Finding the right candidate for a job can get complicated, especially if you’re looking beyond the resume for stronger workplace skills to really understand the ideal qualities for workers.
Whether you’re hiring for a leadership role or an entry-level position, focusing on team-first talent ensures long-term performance and a stronger workplace culture. Here are the essential skills that build stronger workplaces, going beyond a resume.
What are the Ideal Qualities for Workers?
Collaborative and Connected
One of the most important traits to look for in workers is their ability to collaborate with others. While not every role requires working closely with others, every role does benefit from someone with a team mindset.
Look for candidates who can demonstrate their ability to collaborate and thrive while working with others.
While interviewing, ask questions like, “Tell me about a time you supported a teammate who was struggling,” or “How do you ensure alignment in team-based projects?” Their answers can show how they prioritize connection and cooperation.
Proactive and Responsible
You need workers who are willing to make mistakes and own them. Look for candidates who can explain both their successes and failures and learn from all experiences.
Their willingness to acknowledge mistakes is a huge hiring green flag—it shows a willingness to take both responsibility and risks when needed.
Proactive employees also tend to anticipate challenges before they arise. Look for examples where a candidate initiated a change, solved a problem without being asked, or took leadership in a difficult situation, and dig into why they made those decisions.
Engaged and Involved
Employee engagement is crucial for your organization. Look for employees who want to find and create personal meaning in their work.
An engaged team will make all the difference; Forbes shared that employee disengagement translates to a profit loss of 34% of the disengaged employee’s annual salary. Can you afford a loss like that?
Ask candidates what motivates them beyond a paycheck. Passionate answers can reveal whether they’ll bring energy and commitment to your workplace. Engagement drives innovation, customer satisfaction, and team morale—don’t underestimate its value.
How Should You Evaluate Candidate Skills?

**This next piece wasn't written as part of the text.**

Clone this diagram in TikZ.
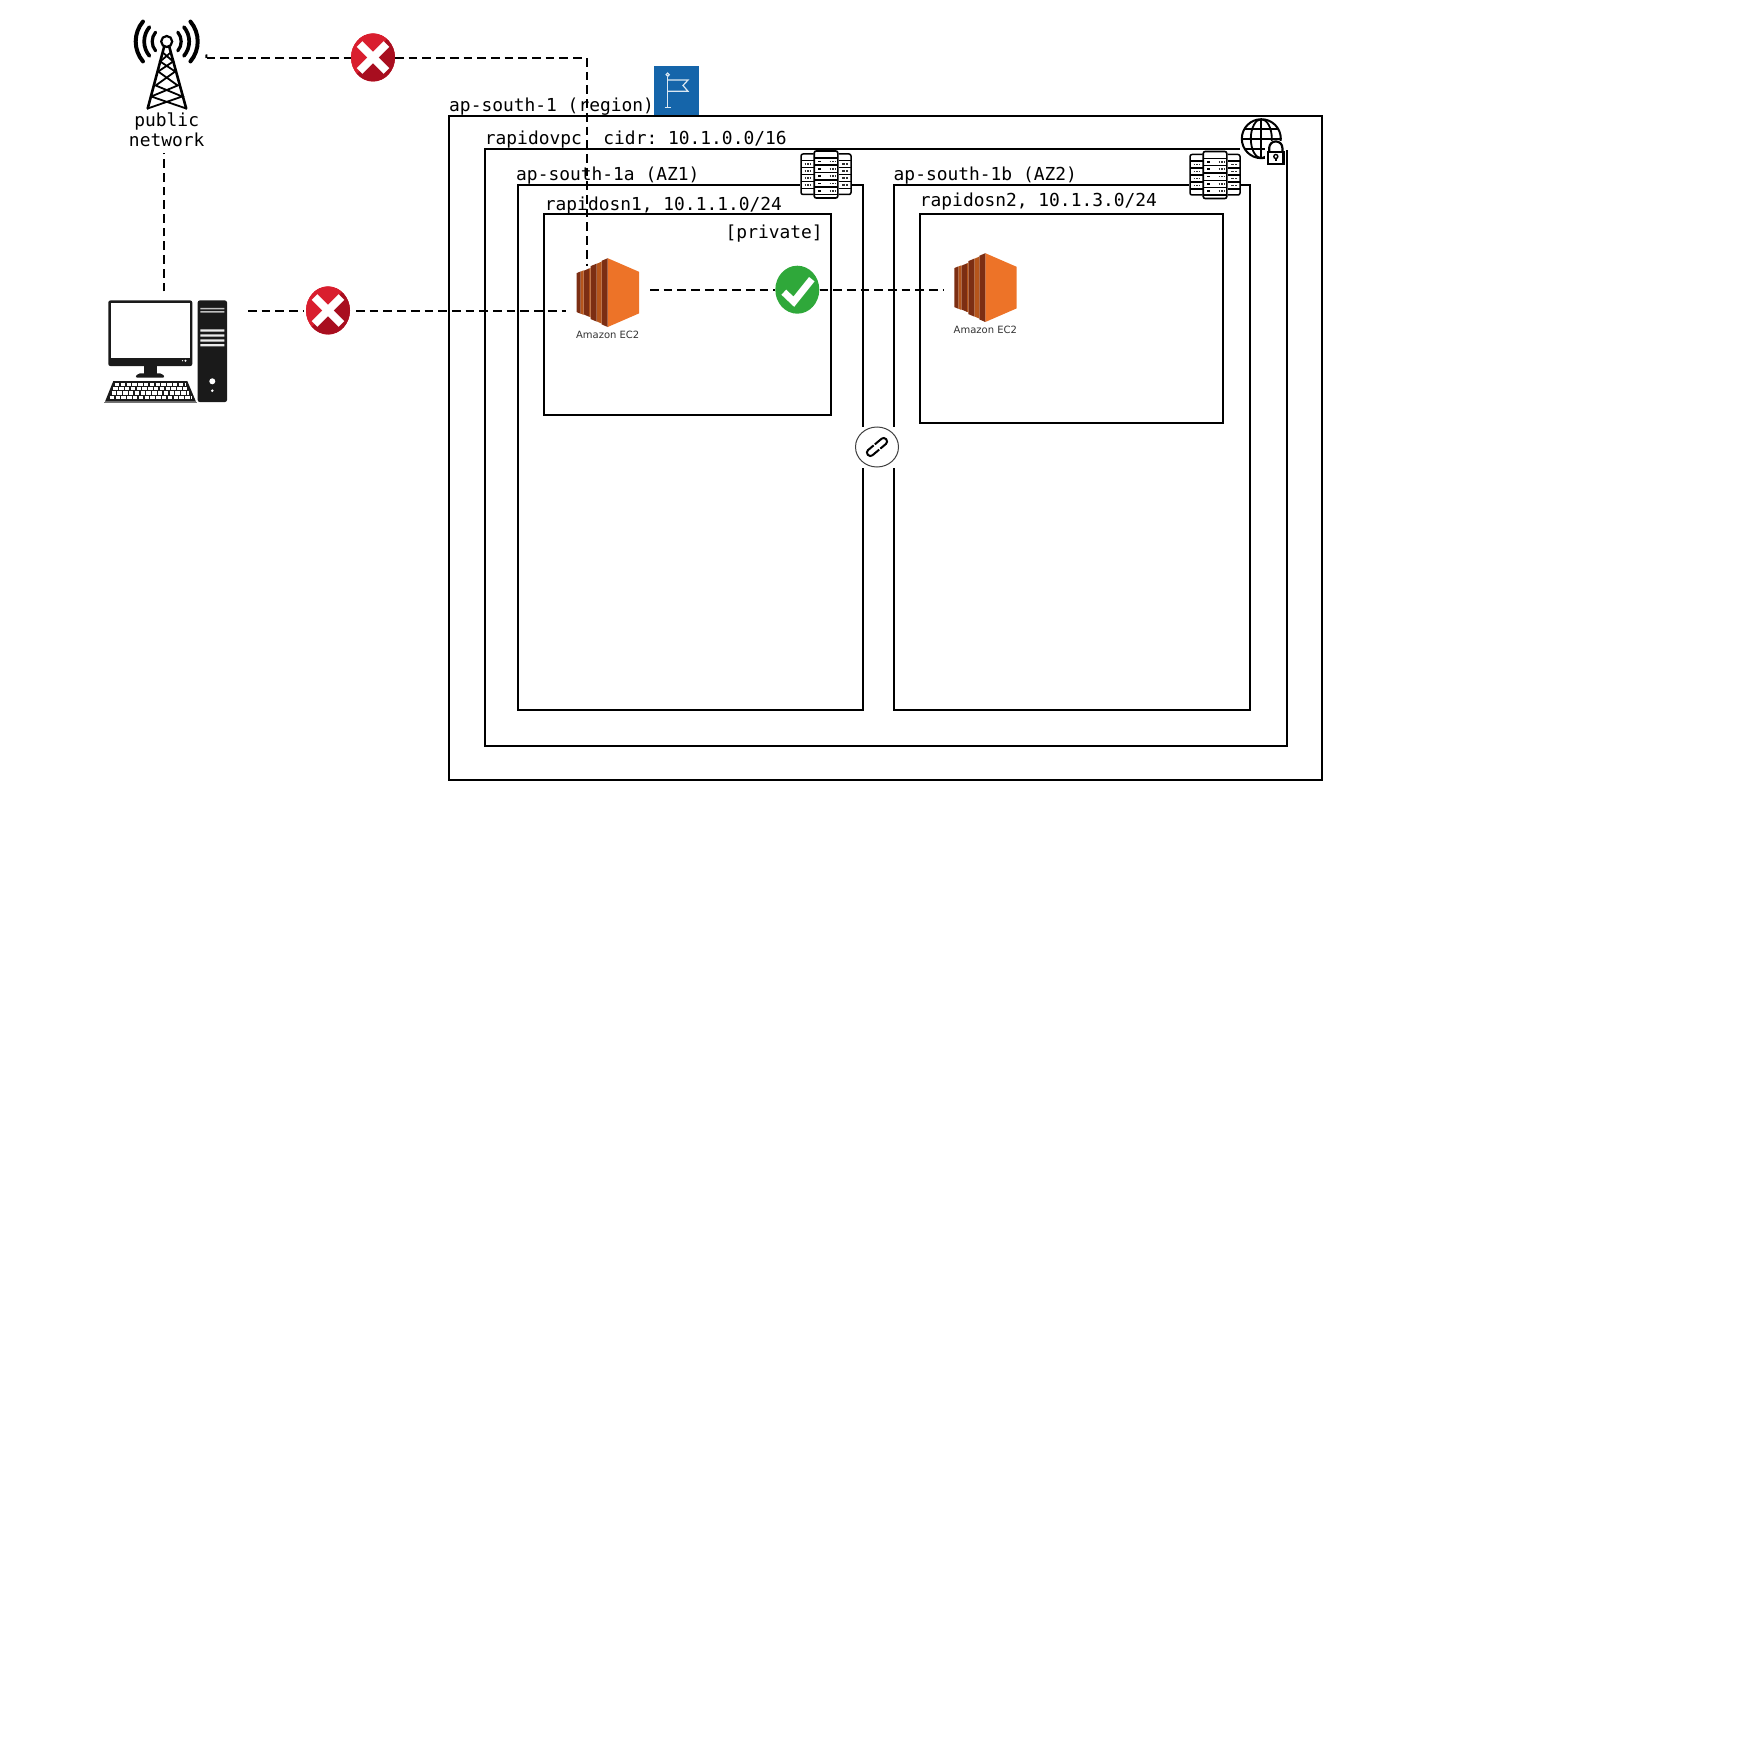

Now that you know what employee skills and characteristics to look for in your job candidates, it’s time to determine how to evaluate those personality traits.
This is where assessments come in. Personality assessments give you an objective metric to measure behavior, motivation, skills, emotional intelligence, and more.
People generally like others with similar personalities to them, and might clash with those who behave differently from how they do. This can subconsciously influence an interviewer, leading to missed opportunities or even a bad hire.
That’s why assessments are so valuable in the hiring process. They’re impartial, providing real, self-reported data that clearly and concisely outline a person's talents and opportunities.
Assessments also create a shared language of understanding between candidates, employees, and bosses. Offering constructive feedback becomes easier when you know how an individual responds to different communication methods. Once you become more familiar with the science behind assessments, your team can pick up on behavior without needing a debrief.
How Can You Use Assessments to Match Personality Traits to Team Roles?
Assessments are the secret weapon of effective organizations. They aren’t just effective in the hiring process; they are excellent for matching team roles with the right personality of the right person.
For example, if a candidate works in a front-line customer support role, they need to be energized by interacting and talking with others. If they are a Reserved communicator according to their DISC results, they are not likely to thrive in their role. The best-case scenario is that the employee can adapt their preferred behavioral style to fulfill the duties of their role, but the stress of working against their natural behavior will take its toll and can result in burnout.
Engagement increases when a role is well matched to a team member's personality. This increases workplace happiness, productivity, and quality of work.
Assessments can also help teams understand gaps. For instance, if your leadership team consists entirely of highly dominant and fast-paced individuals, you may be missing perspectives from stabilizing or analytical types. Adding diverse behavioral styles can strengthen strategy, reduce blind spots, and foster more rounded decision-making.
Why Team-First Talent Is the Future
The modern workplace doesn’t thrive on skills alone—it thrives on the connections of engaged, emotionally intelligent people who understand how to work well with others.
By identifying key skills, using assessments in the hiring process, and prioritizing alignment between roles and personalities, your organization can build a team that’s both strong and sustainable.